Hindsight is an exact science, but never very useful, as a friend like to say. Looking back, it seems that the Indian state needed a root-and-branch reform at the hour of independence. It seems that the political ideal of India was never transferred to the administrative reality of the Indian state. It seems that our independence was merely a transfer of power from the British to a 'class of Indians, who are Indian in colour, but British in thought, belief and action', as Lord Macaulay famously sought to create.

There were many real life considerations which may have prevented it then. The trauma of partition and the massive task of resettlement of refugees forbade any possibility of radical reform. However, one does not know why such a reform was completely taken off the agenda. Nehru's, and of his other colleagues', faith in the British administrative system was probably the key reason, though one can clearly see that Gandhi had a different vision of post-Independence India and he failed to persuade the rest of the Congress Leadership to adopt his idea of root-and-branch reform.

Sitting in Delhi, it is easy to see where the Indian state starts and ends. It is easy to see Gandhi's idea, of creating a federation of villages, is not as off the mark as it seems.

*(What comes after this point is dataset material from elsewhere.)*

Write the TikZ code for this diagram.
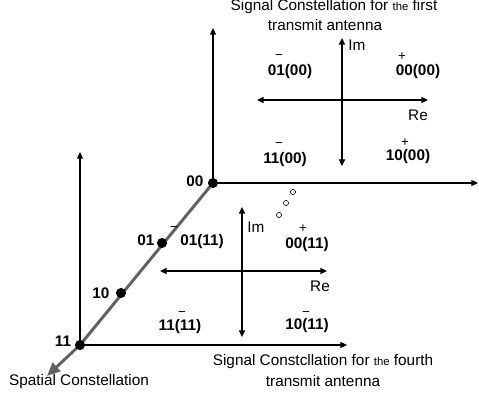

The essential idea was to invert the power structure and allow a new state to form - this is as peaceful a 'Cultural Revolution' can get - which would have formed the basis of a new Indian identity. It is hard to say whether this idea would have severely hampered progress, as was argued, but it is clear to see that the idea would have created a more inclusive, equitable and proud society. While I brood about Delhi's culture of exclusion and privilege, that forgotten idea does not seem that bad after all.